Thursday, November 28, 2019

Excess government debt causes deflation, government default causes hyperinflation

While governments never have to entirely pay off debt, there are debt levels that investors might perceive as unsustainable. A solution some countries with high levels of unsustainable debt have tried is printing money. In this scenario, the government borrows money by issuing bonds and then orders the central bank to buy those bonds by creating (printing) money. History has taught us, however, that this type of policy leads to extremely high rates of inflation (hyperinflation) and often ends in economic ruin.”
From a central bank research paper 

SchiffGold and the gold bugs skip one step in their analysis. The Nixon shock caused pricing chaos, mainly as the government exits the gold market, suddenly, in a large defualt in 1972. And gold spiked.

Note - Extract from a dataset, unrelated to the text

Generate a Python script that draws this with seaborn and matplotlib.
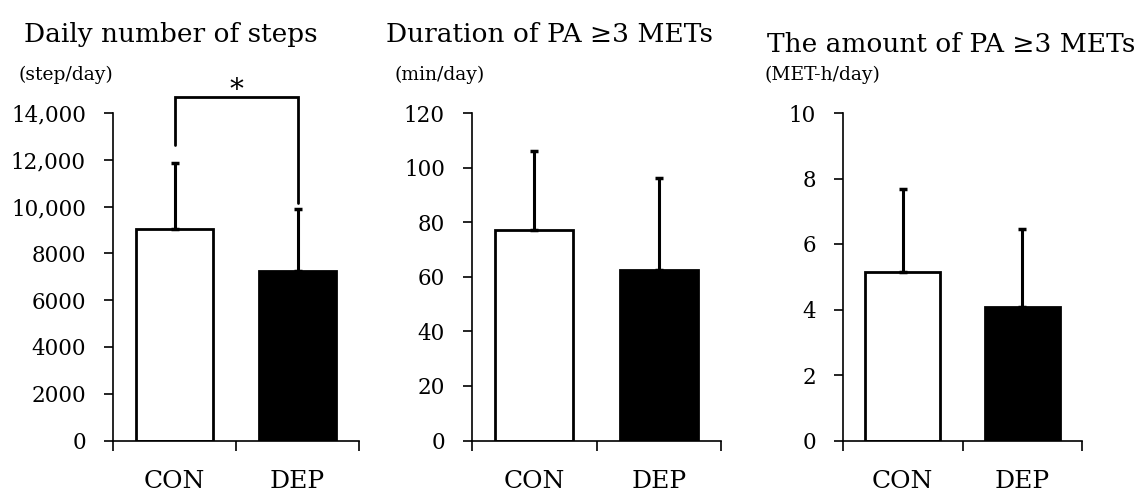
import numpy as np
import pandas as pd
import seaborn as sns
import matplotlib.pyplot as plt

groups = ["CON", "DEP"]

steps_mean = [9030, 7240]
steps_sd = [2830, 2650]
steps_ticks = [0, 2000, 4000, 6000, 8000, 10000, 12000, 14000]
steps_labels = ["0", "2000", "4000", "6000", "8000", "10,000", "12,000", "14,000"]

duration_mean = [77.0, 62.6]
duration_sd = [29.0, 33.6]
duration_ticks = [0, 20, 40, 60, 80, 100, 120]

amount_mean = [5.14, 4.09]
amount_sd = [2.55, 2.38]
amount_ticks = [0, 2, 4, 6, 8, 10]

titles = ["Daily number of steps", "Duration of PA \u22653 METs", "The amount of PA \u22653 METs"]
units = ["(step/day)", "(min/day)", "(MET-h/day)"]

sns.set_style("ticks")
plt.rcParams["font.family"] = ["DejaVu Serif"]
plt.rcParams["axes.linewidth"] = 1.2
plt.rcParams["text.color"] = "black"
plt.rcParams["xtick.color"] = "black"
plt.rcParams["ytick.color"] = "black"
plt.rcParams["xtick.labelcolor"] = "black"
plt.rcParams["ytick.labelcolor"] = "black"
plt.rcParams["axes.edgecolor"] = "black"

W, H = 1141, 491
fig = plt.figure(figsize=(W / 100, H / 100), dpi=100)


def px_rect(x0, x1, y_top, y_bot):
    return [x0 / W, 1 - y_bot / H, (x1 - x0) / W, (y_bot - y_top) / H]


def draw_panel(ax, means, sds, ticks, labels=None):
    df = pd.DataFrame({"group": groups, "value": means})
    sns.barplot(data=df, x="group", y="value", hue="group",
                palette=["white", "black"], edgecolor="black", linewidth=2,
                width=0.63, legend=False, ax=ax, zorder=2)
    ax.errorbar([0, 1], means, yerr=[[0, 0], sds], fmt="none", ecolor="black",
                elinewidth=2.2, capsize=3, capthick=2.5, zorder=3)
    ax.set_xlim(-0.5, 1.5)
    ax.set_ylim(ticks[0], ticks[-1])
    ax.set_yticks(ticks)
    if labels is not None:
        ax.set_yticklabels(labels)
    ax.set_xlabel("")
    ax.set_ylabel("")
    ax.set_xticks([-0.5, 0.5, 1.5], minor=True)
    ax.tick_params(axis="x", which="major", length=0, pad=21, labelsize=18)
    ax.tick_params(axis="x", which="minor", length=7, width=1.2, direction="out")
    ax.tick_params(axis="y", length=6.5, width=1.2, pad=13, labelsize=15.5)
    sns.despine(ax=ax)


ax1 = fig.add_axes(px_rect(113, 359, 113, 440.5))
ax2 = fig.add_axes(px_rect(472, 721, 113, 440.5))
ax3 = fig.add_axes(px_rect(843, 1082, 113, 440.5))

draw_panel(ax1, steps_mean, steps_sd, steps_ticks, steps_labels)
draw_panel(ax2, duration_mean, duration_sd, duration_ticks)
draw_panel(ax3, amount_mean, amount_sd, amount_ticks)

# significance bracket between groups
ax1.plot([0, 0, 1, 1], [12630, 14690, 14690, 10150], color="black", lw=2,
         clip_on=False, solid_joinstyle="miter")
ax1.text(0.5, 14650, "*", ha="center", va="baseline", fontsize=20)

# panel titles and units
title_pos = [(24, 42), (386, 42), (767, 52)]
unit_pos = [(18, 80), (395, 80), (765, 80)]
for t, (x, y) in zip(titles, title_pos):
    fig.text(x / W, 1 - y / H, t, fontsize=19, ha="left", va="baseline")
for u, (x, y) in zip(units, unit_pos):
    fig.text(x / W, 1 - y / H, u, fontsize=13.5, ha="left", va="baseline")

fig.savefig("out.png", dpi=100)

Goldbugs need to include the intermediate step.  Excess debt is deflationary on the consumer because it is a transfer of liquidity from the consumer to government, acting like a shadow income tax. Consumers have less, government gets more; the whole point is that liquidity is a conserved quantity, it cannot be conjured up.

The irony of a gold standard is that government can default easily by repricing gold which is what FDR and Nixon both did. A debt based, central banker solves the liquidity crunch differently, and we are just discovering how to do that. Clues are entering the heads of central bankers as we speak, but a partial default is on its way.